The above numbers may be correct. But a CPU does not only consist of a decoder. Current CPUs have millions of transistors. The decoder part gets lost in the total amount of transistors. Therefore the difference at the end is much smaller. There will be an advantage for ARM. But it will probably not be that huge.
ARM is not magic (as some think). The laws of physics also apply to ARM.
Already in 2005 the following was written on ArsTechica:
"The original Pentium spent about 30% of its transistors on hardware designed solely to decode the unwieldy x86 ISA. Those were transistors that competing RISC hardware like PowerPC and MIPS could spend on performance-enhancing cache and execution hardware. However, the amount of hardware that it took to decode the x86 ISA didn't grow that much over the ensuing years, while overall transistor budgets soared. On a modern processor, if x86 decode hardware takes up twice as many transistors as RISC decode hardware, then you're only talking about a difference of, say, 4% of the total die area vs. 2%. (I used to have the exact numbers for the amount of die area that x86 decode hardware uses on the Pentium 4, but I can't find them at the moment.) That's not a big enough difference to affect performance."

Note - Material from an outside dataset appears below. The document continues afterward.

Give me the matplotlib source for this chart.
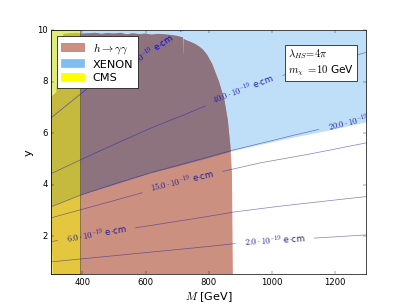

https://arstechnica.com/uncategorized/2005/11/5541-2/
And I say it again. The quote is from 2005. At that time CPUs had significantly fewer transistors than today and even then the difference was only small.
ARM may have a small advantage. But it should be small rather than huge. In the end it should be negligible, especially for desktop and server CPUs. You can build good CPUs with ARM. And you can build good CPUs with x86_64. You can also build garbage with both architectures.
By the way, Apple A SoC is also affected by Meltdown (AMD is not affected by Meltdown). I hope Apple didn't sacrifice security for performance.